This blog is co-authored by Yuveshen Naidoo, candidate attorney.

In November 2025, the Gauteng Division of the High Court confirmed that parties in civil litigation must participate in mediation before their trial can proceed. The court made it clear that mediation is not optional, and personal objections or a breakdown in relations between parties are not valid reasons to avoid the process.

The case involved damages claim following an alleged assault. The claimant tried to initiate mediation, as required by the court’s Mediation Directive and Protocol. The other party refused, arguing that mediation would be pointless and costly, given previous failed settlement attempts and the poor relationship between the parties. The claimant then asked the court to compel participation in mediation.

The court rejected the argument that mediation would be futile simply because the parties had not settled before or because their relationship was acrimonious. The judge held that subjective beliefs about the prospects of mediation are not enough to avoid the process. The court ordered the parties to cooperate in appointing a mediator and to participate in mediation as required by the rules.

This decision means that, in the Gauteng High Court, mediation is a step that cannot be skipped unless there are exceptional, case-specific reasons. The court’s approach is to encourage communication, help parties find solutions, and reduce the backlog of cases waiting for trial. Legal advisers and clients should be aware that refusing to participate in mediation without a valid, specific reason will not be accepted by the court.

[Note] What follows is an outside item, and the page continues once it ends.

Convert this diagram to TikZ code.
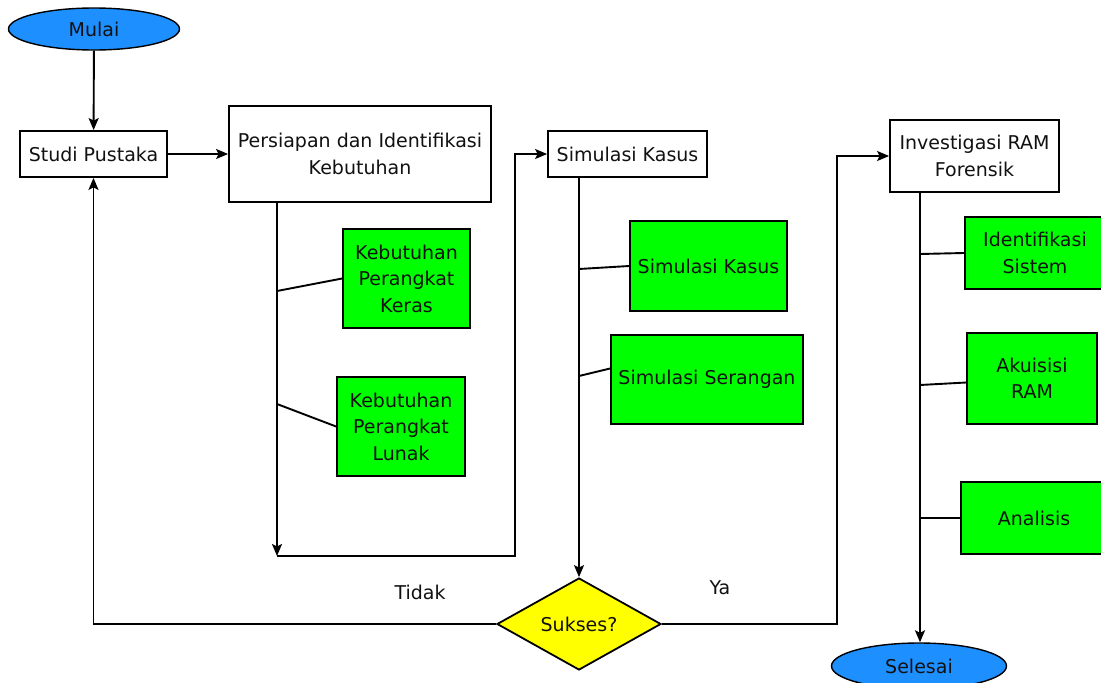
\documentclass[tikz,border=0pt]{standalone}
\usepackage{fontspec}
\setmainfont{DejaVu Sans}
\usetikzlibrary{shapes.geometric,arrows.meta,calc}
\definecolor{termblue}{HTML}{1E8FFF}
\definecolor{stepgreen}{HTML}{00FF00}
\definecolor{decyellow}{HTML}{FFFF00}
\definecolor{inktext}{HTML}{111111}
\begin{document}
\begin{tikzpicture}[x=1pt,y=-1pt,
  font=\fontsize{19}{26.5}\selectfont,
  every node/.style={inner sep=0pt, align=center, text=inktext},
  wbox/.style={draw, line width=1.8pt, fill=white, rectangle},
  gbox/.style={draw, line width=1.8pt, fill=stepgreen, rectangle},
  term/.style={draw, line width=1.4pt, fill=termblue, ellipse},
  dec/.style={draw, line width=1.8pt, fill=decyellow, diamond, aspect=1.78},
  conn/.style={line width=1.9pt},
  arr/.style={conn, -{Stealth[length=12pt,width=10pt,inset=2.5pt]}}]
\useasboundingbox (0,0) rectangle (1101,683);
\clip (0,0) rectangle (1101,683);
\fill[white] (0,0) rectangle (1101,683);

% nodes
\node[term, minimum width=171pt, minimum height=42pt] (mulai) at (94,29) {Mulai};
\node[wbox, minimum width=147pt, minimum height=46pt] (studi) at (93.5,154) {Studi Pustaka};
\node[wbox, minimum width=262pt, minimum height=96pt] (persiapan) at (360,154) {Persiapan dan Identifikasi\\Kebutuhan};
\node[gbox, minimum width=127pt, minimum height=99pt] (keras) at (406.5,278.5) {Kebutuhan\\Perangkat\\Keras};
\node[gbox, minimum width=128pt, minimum height=99pt] (lunak) at (401,426.5) {Kebutuhan\\Perangkat\\Lunak};
\node[wbox, minimum width=159pt, minimum height=46pt] (simk) at (627.5,154) {Simulasi Kasus};
\node[gbox, minimum width=157pt, minimum height=90pt] (gsimk) at (708.5,266) {Simulasi Kasus};
\node[gbox, minimum width=192pt, minimum height=89pt] (seran) at (707,379.5) {Simulasi Serangan};
\node[dec, minimum width=164pt, minimum height=92pt] (sukses) at (579,624) {Sukses?};
\node[wbox, minimum width=169pt, minimum height=72pt] (invest) at (974.5,156) {Investigasi RAM\\Forensik};
\node[gbox, minimum width=140pt, minimum height=72pt] (idsis) at (1035,253) {Identifikasi\\Sistem};
\node[gbox, minimum width=130pt, minimum height=91pt] (akuis) at (1032,378.5) {Akuisisi\\RAM};
\node[gbox, minimum width=146pt, minimum height=72pt] (anal) at (1034,518) {Analisis};
\node[term, minimum width=175pt, minimum height=46pt] (selesai) at (919,666) {Selesai};
\node (tidak) at (420,592) {Tidak};
\node (ya) at (720,588) {Ya};

% helper coordinates
\coordinate (c1) at (277,556);
\coordinate (c2) at (515,556);
\coordinate (k1) at (277,291);
\coordinate (l1) at (277,404);
\coordinate (s1) at (579,269);
\coordinate (s2) at (579,376);
\coordinate (c3) at (837,624);
\coordinate (r1) at (920,254);
\coordinate (r2) at (920,385);
\coordinate (r3) at (920,518);

% connectors
\draw[arr] (mulai) -- (studi);
\draw[arr] (studi) -- (persiapan);
\draw[arr] (persiapan.south -| c1) -- (c1);
\draw[arr] (c1) -- (c2) |- (simk.west);
\draw[conn] (k1) -- (keras.west);
\draw[conn] (l1) -- (lunak.west);
\draw[arr] (simk.south -| sukses.north) -- (sukses.north);
\draw[conn] (s1) -- (gsimk.west);
\draw[conn] (s2) -- ($(seran.west)+(0,-11)$);
\draw[arr] (sukses.west) -| (studi.south);
\draw[arr] (sukses.east) -- (c3) |- (invest.west);
\draw[arr] (invest.south -| r1) -- (selesai.north -| r1);
\draw[conn] (r1) -- (idsis.west);
\draw[conn] (r2) -- ($(akuis.west)+(0,4)$);
\draw[conn] (r3) -- (anal.west);
\end{tikzpicture}
\end{document}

A recent amendment to the Mediation Protocol allows parties to propose that a matter cannot be mediated. When parties do not agree to mediate, the amended Protocol requires them to record their reasons in a joint minute. If the objection is based on a specific legal issue, they must set out a ‘stated case’ summarizing the legal question that prevents mediation. An Umpire, appointed under the Protocol, will then review the joint minute and stated case (if any) and make the final decision on whether the matter must proceed to mediation or not. Where parties agree to mediate, they simply appoint a mediator and proceed with the process as required by the Protocol. The message is clear that mediation is now a crucial part of civil litigation in Gauteng. Parties must engage with the process, regardless of their personal views about its prospects. This is intended to save time and costs and to ensure that the justice system works efficiently for everyone.